FRANK CHO UPDATE: Oil painting sells at Comic-Con auction for $10K



(Images courtesy of Frank Cho)


Some Frank Cho fans at Baltimore Comic-Con wanted Brandy and Dean sketches. For Cho, though, a high point was doing his oil painting.

"I finished the painting at the show," Cho tells Comic Riffs. "It was Zatanna summoning a hell bunny." The canvas, which is 36 by 48 inches, was among the guest-artist works sold at Baltimore Comic-Con's second annual auction.

"The painting was one of the highlights," Cho tells 'Riffs of the auction, which he says benefits the convention. "It sold for more than $10,000 to a well-known art collector by phone.

"He's a very private man and wishes to remain anonymous," Cho continues. "He has bought other art from me in the past.

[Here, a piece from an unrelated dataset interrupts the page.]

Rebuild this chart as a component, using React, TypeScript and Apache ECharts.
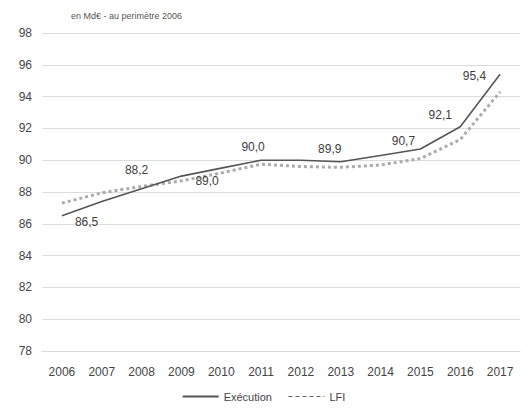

His comic art collection is pretty impressive and he doesn't like people to know which pieces he has."

(A Baltimore Comic-Con representative said the event generally does not discuss financial figures from the auction.)

Cho says he hopes to devote more time to fine-art painting in the coming years. "I've been going back to Western art in the last several years, which a lot of people don't know that I do," he tells 'Riffs.

"I like Mian Situ and Z.S. Liang -- those two contemporary Western art guys are great," Cho continues. "I like Frederic Remington. And Carl Rungius -- his stuff is incredible. And the landscape painter Thomas Moran -- the first time I saw a huge Yellowstone painting of his at the American Art Museum, that was a big tipping point."

The transition from comics to fine-art painting "is kind of hard," Cho acknowledges. "To go from drawing busty naked ladies to studying color and light and composition. ... It was a hard yet fun transition, like running a marathon."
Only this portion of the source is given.